I’ve searched and looked through dozens of recipes online and found all kinds of recipes with different proportions. The traditional way of making mochi involves steaming the glutinous rice, then pounding it (this takes two people) with a hammer. Because I did not have a hammer around, I decided to go for a more simple way of making it, using glutinous rice powder (mochiko) and water, then steaming it in the microwave. For the filling I choose to make anko, which is a sweet bean paste often used as a mochi-filling!


Ingredients (makes 16 balls):

  • 1 cup (200 grams) of azuki beans
  • 1/2 cup (100 grams) of sugar
  • a pinch of salt


Note: canned beans would be an easy option, but as they usually contain loads of salt, you won’t get a very tasty anko out of it.

Cook the beans in about 1-2 hours, until they are easily mashable. Drain the water but leave about ½ cup water inside, so that the beans still have a little layer of water.. Add the sugar and the salt and mash everything together until smooth. If it is still very liquid, let it simmer on the stove until you get a thicker consistency. You want to make balls out of it eventually.

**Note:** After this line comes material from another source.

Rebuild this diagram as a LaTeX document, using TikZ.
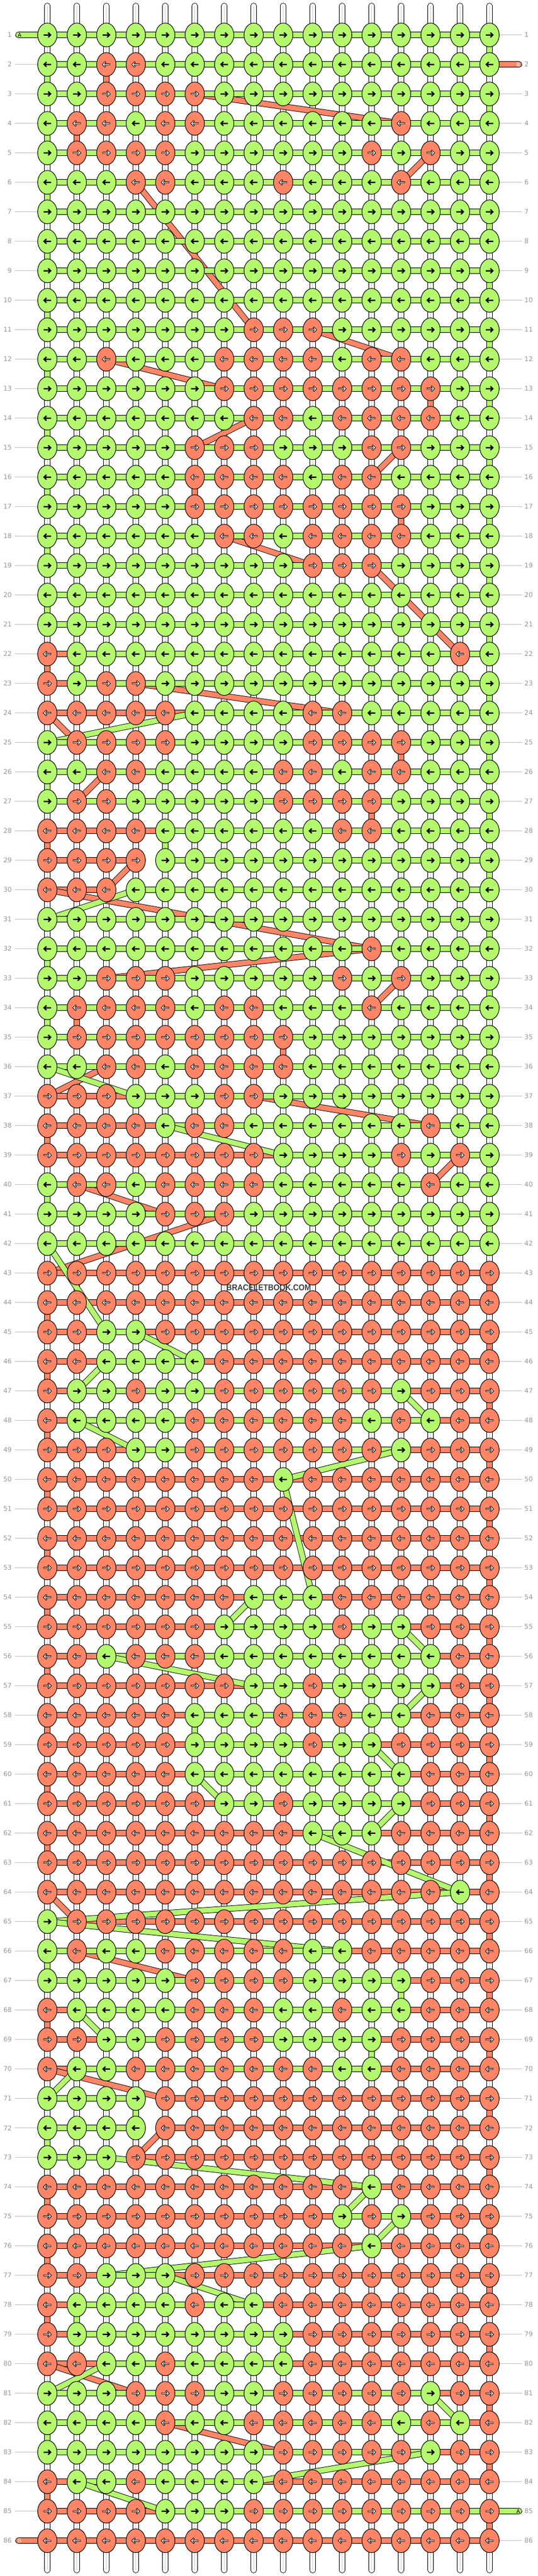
\documentclass[tikz,border=0pt]{standalone}
\usepackage{fontspec}
\newfontfamily\labelfont{DejaVu Sans}
\newfontfamily\markfont{Liberation Sans}
\usetikzlibrary{shapes.geometric}
\definecolor{threadA}{RGB}{180,248,110}
\definecolor{threadB}{RGB}{255,133,102}
\definecolor{numgray}{RGB}{150,150,150}
\definecolor{guidegray}{RGB}{192,192,192}
\definecolor{markgray}{RGB}{60,60,60}

% knot colours row by row: 0 = thread A (green), 1 = thread B (salmon)
\newcommand\knotrow[2]{\expandafter\gdef\csname knotrow#1\endcsname{#2}}
\knotrow{1}{0,0,0,0,0,0,0,0,0,0,0,0,0,0,0,0}
\knotrow{2}{0,0,1,1,0,0,0,0,0,0,0,0,0,0,0,0}
\knotrow{3}{0,0,1,1,1,1,0,0,0,0,0,0,0,0,0,0}
\knotrow{4}{0,1,1,0,1,1,0,0,0,0,0,0,1,0,0,0}
\knotrow{5}{0,1,1,1,1,0,0,0,0,0,0,1,0,1,0,0}
\knotrow{6}{0,0,0,1,1,0,0,0,1,0,0,0,1,0,0,0}
\knotrow{7}{0,0,0,0,0,0,0,0,0,0,0,0,0,0,0,0}
\knotrow{8}{0,0,0,0,0,0,0,0,0,0,0,0,0,0,0,0}
\knotrow{9}{0,0,0,0,0,0,0,0,0,0,0,0,0,0,0,0}
\knotrow{10}{0,0,0,0,0,0,0,0,0,0,0,0,0,0,0,0}
\knotrow{11}{0,0,0,0,0,0,0,1,1,1,0,0,0,0,0,0}
\knotrow{12}{0,0,1,0,0,0,1,1,1,1,0,1,1,0,0,0}
\knotrow{13}{0,0,0,0,0,0,1,1,1,1,1,1,1,1,0,0}
\knotrow{14}{0,0,0,0,0,0,0,1,1,0,1,1,1,1,0,0}
\knotrow{15}{0,0,0,0,0,1,1,1,0,0,0,1,1,0,0,0}
\knotrow{16}{0,0,0,0,0,1,1,1,1,0,1,1,0,0,0,0}
\knotrow{17}{0,0,0,0,0,1,1,1,1,1,1,1,1,0,0,0}
\knotrow{18}{0,0,0,0,0,0,1,1,0,1,1,1,1,0,0,0}
\knotrow{19}{0,0,0,0,0,0,0,0,0,1,1,1,0,0,0,0}
\knotrow{20}{0,0,0,0,0,0,0,0,0,0,0,0,0,0,0,0}
\knotrow{21}{0,0,0,0,0,0,0,0,0,0,0,0,0,0,0,0}
\knotrow{22}{1,0,0,0,0,0,0,0,0,0,0,0,0,0,1,0}
\knotrow{23}{1,0,1,1,0,0,0,0,0,0,0,0,0,0,0,0}
\knotrow{24}{1,1,1,1,1,0,0,0,0,1,1,0,0,0,0,0}
\knotrow{25}{0,1,1,1,1,0,0,0,0,1,1,1,1,0,0,0}
\knotrow{26}{0,0,1,1,0,0,0,0,1,1,0,1,1,0,0,0}
\knotrow{27}{0,1,1,0,0,0,0,0,1,1,1,1,0,0,0,0}
\knotrow{28}{1,1,1,1,0,0,0,0,0,0,1,1,0,0,0,0}
\knotrow{29}{1,1,1,1,0,0,0,0,0,0,0,0,0,0,0,0}
\knotrow{30}{1,1,1,0,0,0,0,0,0,0,0,0,0,0,0,0}
\knotrow{31}{0,0,0,0,0,0,0,0,0,0,0,0,0,0,0,0}
\knotrow{32}{0,0,0,0,0,0,0,0,0,0,0,1,0,0,0,0}
\knotrow{33}{0,0,1,1,1,0,0,0,0,0,1,0,1,0,0,0}
\knotrow{34}{0,1,1,1,1,0,1,1,0,0,0,1,0,0,0,0}
\knotrow{35}{0,1,1,1,1,1,1,1,1,0,0,0,0,0,0,0}
\knotrow{36}{0,0,1,1,0,1,1,1,1,0,0,0,0,0,0,0}
\knotrow{37}{1,1,1,0,0,0,1,1,0,0,0,0,0,0,0,0}
\knotrow{38}{1,1,1,1,0,1,1,0,0,0,0,0,0,1,0,0}
\knotrow{39}{1,1,1,1,1,1,1,1,0,0,0,0,1,0,1,0}
\knotrow{40}{0,1,1,0,1,1,1,1,0,0,0,0,0,1,0,0}
\knotrow{41}{0,0,0,0,1,1,1,0,0,0,0,0,0,0,0,0}
\knotrow{42}{0,0,0,0,0,0,0,0,0,0,0,0,0,0,0,0}
\knotrow{43}{1,1,1,1,1,1,1,1,1,1,1,1,1,1,1,1}
\knotrow{44}{1,1,1,1,1,1,1,1,1,1,1,1,1,1,1,1}
\knotrow{45}{1,1,0,0,1,1,1,1,1,1,1,1,1,1,1,1}
\knotrow{46}{1,1,0,0,0,0,1,1,1,1,1,1,1,1,1,1}
\knotrow{47}{1,0,0,1,0,0,1,1,1,1,1,1,0,1,1,1}
\knotrow{48}{1,0,0,0,0,1,1,1,1,1,1,0,1,0,1,1}
\knotrow{49}{1,1,1,0,0,1,1,1,1,1,1,1,0,1,1,1}
\knotrow{50}{1,1,1,1,1,1,1,1,0,1,1,1,1,1,1,1}
\knotrow{51}{1,1,1,1,1,1,1,1,1,1,1,1,1,1,1,1}
\knotrow{52}{1,1,1,1,1,1,1,1,1,1,1,1,1,1,1,1}
\knotrow{53}{1,1,1,1,1,1,1,1,1,1,1,1,1,1,1,1}
\knotrow{54}{1,1,1,1,1,1,1,0,0,0,1,1,1,1,1,1}
\knotrow{55}{1,1,1,1,1,1,0,0,0,0,1,0,0,1,1,1}
\knotrow{56}{1,1,0,1,1,1,0,0,0,0,0,0,0,0,1,1}
\knotrow{57}{1,1,1,1,1,1,1,0,0,1,0,0,0,0,1,1}
\knotrow{58}{1,1,1,1,1,0,0,0,1,1,1,0,0,1,1,1}
\knotrow{59}{1,1,1,1,1,0,0,0,0,1,0,0,1,1,1,1}
\knotrow{60}{1,1,1,1,1,0,0,0,0,0,0,0,0,1,1,1}
\knotrow{61}{1,1,1,1,1,1,0,0,1,0,0,0,0,1,1,1}
\knotrow{62}{1,1,1,1,1,1,1,1,1,0,0,0,1,1,1,1}
\knotrow{63}{1,1,1,1,1,1,1,1,1,1,1,1,1,1,1,1}
\knotrow{64}{1,1,1,1,1,1,1,1,1,1,1,1,1,1,0,1}
\knotrow{65}{0,1,1,1,1,1,1,1,1,1,1,1,1,1,1,1}
\knotrow{66}{0,1,0,0,1,1,1,1,1,0,0,1,1,1,1,1}
\knotrow{67}{0,0,0,0,0,1,1,1,1,0,0,0,0,1,1,1}
\knotrow{68}{1,0,0,0,0,1,1,1,0,0,1,0,0,1,1,1}
\knotrow{69}{1,1,0,0,1,1,1,1,0,0,0,0,1,1,1,1}
\knotrow{70}{1,0,0,1,1,1,1,1,1,1,0,0,1,1,1,1}
\knotrow{71}{0,0,0,0,1,1,1,1,1,1,1,1,1,1,1,1}
\knotrow{72}{0,0,0,0,1,1,1,1,1,1,1,1,1,1,1,1}
\knotrow{73}{0,0,0,1,1,1,1,1,1,1,1,1,1,1,1,1}
\knotrow{74}{1,1,1,1,1,1,1,1,1,1,1,0,1,1,1,1}
\knotrow{75}{1,1,1,1,1,1,1,1,1,1,0,1,0,1,1,1}
\knotrow{76}{1,1,1,1,1,1,1,1,1,1,1,0,1,1,1,1}
\knotrow{77}{1,1,0,0,0,1,1,1,1,1,1,1,1,1,1,1}
\knotrow{78}{1,0,0,0,0,1,0,0,1,1,1,1,1,1,1,1}
\knotrow{79}{1,0,0,0,0,0,0,0,0,1,1,1,1,1,1,1}
\knotrow{80}{1,1,0,0,1,0,0,0,0,1,1,1,1,1,1,1}
\knotrow{81}{0,0,0,1,1,1,0,0,1,1,1,1,1,0,1,1}
\knotrow{82}{0,0,0,0,1,0,0,1,1,1,1,1,0,1,0,1}
\knotrow{83}{0,0,0,0,0,0,0,0,1,1,1,1,1,0,1,1}
\knotrow{84}{1,0,0,1,0,0,0,0,1,1,1,1,1,1,1,1}
\knotrow{85}{1,1,1,1,0,0,0,1,1,1,1,1,1,1,1,1}
\knotrow{86}{1,1,1,1,1,1,1,1,1,1,1,1,1,1,1,1}

\newcommand\getrow[1]{\expandafter\let\expandafter\rowdata\csname knotrow#1\endcsname}

% path of one thread: along each row, then on to its first knot in the next row
\newcommand\threadpath[2]{%
  \gdef\lastrw{0}\gdef\lastcl{0}%
  \foreach \rw in {1,...,86} {%
    \getrow{\rw}%
    \gdef\mincl{99}\gdef\maxcl{0}%
    \foreach \kval [count=\cl] in \rowdata {%
      \ifnum\kval=#1\relax
        \ifnum\cl<\mincl\relax\xdef\mincl{\cl}\fi
        \ifnum\cl>\maxcl\relax\xdef\maxcl{\cl}\fi
      \fi
    }%
    \ifnum\maxcl>0\relax
      \ifodd\rw\relax
        \xdef\firstcl{\mincl}\xdef\endcl{\maxcl}%
      \else
        \xdef\firstcl{\maxcl}\xdef\endcl{\mincl}%
      \fi
      \ifnum\lastrw>0\relax
        \draw[#2] (k-\lastrw-\lastcl) -- (k-\rw-\firstcl);
      \fi
      \ifnum\mincl<\maxcl\relax
        \draw[#2] (k-\rw-\mincl) -- (k-\rw-\maxcl);
      \fi
      \xdef\lastrw{\rw}\xdef\lastcl{\endcl}%
    \fi
  }%
}

\begin{document}
\begin{tikzpicture}[x=1pt,y=-1pt,line join=round,
  strand/.style={line width=0.9pt,double=white,double distance=9pt,line cap=round},
  strandmid/.style={draw=gray!40,line width=0.8pt},
  thrA/.style={line width=0.9pt,double=threadA,double distance=9pt},
  thrB/.style={line width=0.9pt,double=threadB,double distance=9pt},
  stubA/.style={thrA,line cap=round},
  stubB/.style={thrB,line cap=round},
  knotA/.style={ellipse,draw=black,line width=1pt,fill=threadA,minimum width=34pt,minimum height=42pt,inner sep=0pt},
  knotB/.style={knotA,fill=threadB},
  arrowA/.style={fill=black},
  arrowB/.style={fill=white,draw=black,line width=0.8pt,line join=miter},
  knotarrow/.pic={
    \path[pic actions] (-6.5,-1.1) -- (3.1,-1.1) -- (0.74,-3.44) -- (2.3,-5) -- (7.3,0)
      -- (2.3,5) -- (0.74,3.44) -- (3.1,1.1) -- (-6.5,1.1) -- cycle;},
  rowlabel/.style={text=numgray,inner sep=0pt,font=\labelfont\fontsize{11.5}{12}\selectfont},
  guide/.style={draw=guidegray,line width=0.9pt},
  stubtext/.style={inner sep=0pt,font=\labelfont\fontsize{9.5}{10}\selectfont},
  watermark/.style={text=markgray,inner sep=0pt,font=\markfont\bfseries\fontsize{15}{15}\selectfont}]
\fill[white] (0,0) rectangle (948,4544);
\useasboundingbox (0,0) rectangle (948,4544);

% knot positions
\foreach \rw in {1,...,86} {
  \pgfmathsetmacro\ky{61.7+52*(\rw-1)}
  \foreach \cl in {1,...,16} {
    \pgfmathsetmacro\kx{83.5+52*(\cl-1)}
    \coordinate (k-\rw-\cl) at (\kx,\ky);
  }
}

% the sixteen base strings
\foreach \cl in {1,...,16} {
  \pgfmathsetmacro\kx{83.5+52*(\cl-1)}
  \coordinate (top-\cl) at (\kx,10.5);
  \coordinate (bot-\cl) at (\kx,4533.5);
  \draw[strand] (top-\cl) -- (bot-\cl);
  \draw[strandmid] (top-\cl) -- (bot-\cl);
}

% thread B below, thread A on top
\coordinate (startB) at (915.5,113.7);
\coordinate (endB) at (32.5,4481.7);
\draw[stubB] (startB) -- (k-2-4);
\threadpath{1}{thrB}
\draw[stubB] (k-86-1) -- (endB);

\coordinate (startA) at (32.5,61.7);
\coordinate (endA) at (915.5,4429.7);
\draw[stubA] (startA) -- (k-1-1);
\threadpath{0}{thrA}
\draw[stubA] (k-85-7) -- (endA);

\node[stubtext] (tagA1) at (34.5,61.7) {A};
\node[stubtext,text=white] (tagB2) at (914,113.7) {B};
\node[stubtext] (tagA85) at (914,4429.7) {A};
\node[stubtext,text=white] (tagB86) at (34.5,4481.7) {B};

% knots
\foreach \rw in {1,...,86} {
  \getrow{\rw}
  \ifodd\rw\relax\def\dir{1}\else\def\dir{-1}\fi
  \foreach \kval [count=\cl] in \rowdata {
    \ifnum\kval=0\relax
      \node[knotA] (n-\rw-\cl) at (k-\rw-\cl) {};
      \pic[arrowA,xscale=\dir] at (n-\rw-\cl.center) {knotarrow};
    \else
      \node[knotB] (n-\rw-\cl) at (k-\rw-\cl) {};
      \pic[arrowB,xscale=\dir] at (n-\rw-\cl.center) {knotarrow};
    \fi
  }
}

% row numbers
\foreach \rw in {1,...,86} {
  \pgfmathsetmacro\ky{61.7+52*(\rw-1)}
  \node[rowlabel,anchor=east] (ll-\rw) at (21,\ky) {\rw};
  \node[rowlabel,anchor=west] (rl-\rw) at (925,\ky) {\rw};
}
\foreach \rw in {2,...,85}
  \draw[guide] ([xshift=5pt]ll-\rw.east) -- (n-\rw-1.west);
\foreach \rw in {1,3,4,...,84,86}
  \draw[guide] (n-\rw-16.east) -- ([xshift=-4pt]rl-\rw.west);

\node[watermark] (mark) at (474,2271.5) {\scalebox{0.9}[1]{BRACELETBOOK.COM}};
\end{tikzpicture}
\end{document}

Just keep in mind that the mixture will thicken quite a lot once cooled down!

When you have a good, thick bean paste, turn of the heat and let the anko cool down. Now form little balls of it, you can probably get about 16 out of this. Refrigerate them and go to step 2: making mochi!


Ingredients (makes 8):

  • 1/2 cup (100 grams) of glutenous rice flour or mochiko (available at Asian stores)
  • 1/2 cup (115 ml) of water
  • 1/4 cup (50 grams) sugar
  • optional: food coloring (e.g. matcha)
  • 1/4 cup (30 grams) of corn starch
  • 2 table spoons of dried coconut flakes

Note about the ingredients: only glutenous rice powder will work, “normal” rice powder will not give you the same texture. Glutenous rice does not contain any gluten but is named like this because of its sticky consistency (due to a very low amylose content). In terms of sugar you can add as much or as little as you want. Most recipes put the same amount of sugar as rice flour, I like it a little less sweet. You could even add less sugar, especially if your filling is already very sweet. For coloring you can use any (synthetic) coloring you want. I used two teaspoons of matcha (green tea powder), which is often used in mochi and vaguely gives it a tea flavor. For the pink mochi I made another batch and used a teaspoon of lemonade sprinklers (basically artificially pink sugar).

This paste is not homogeneous yet (see the milky borders), and will need another minute in the microwave

Take a microwave safe bowl, mix the rice flour, water, sugar and coloring together and stir with a spatula until you obtain a smooth liquid. Cover the bowl with plastic foil and microwave for 1 minute on highest setting. Take the bowl, stir through the ‘dough’ with a spatula and put it back in the microwave for 1 minute. By now your mochi should be done, but if you still some liquid parts or if it’s not homogeneous, stir it through again and put it back in the microwave for another minute.


Once the mochi is done it should have a gummy/gelly consistency and be glazy. Now cover your work surface with corn starch and put the hot mochi (careful!) on the tray, using a spoon. Dust your hands with corn starch and spread the mochi with your hands, stretching it into cookie-thickness. Cut into 8 even pieces. Put a piece of anko in each piece and fold the mochi around it, forming little balls. This endresult is called daifuku. Wet the top of the daifuku with a cooking brush and sprinkle some coconut flakes over it for an even prettier (and tastier) result.


You can keep the daifuku outside of the fridge, wrapped in plastic foil or in a container, for about 2 days.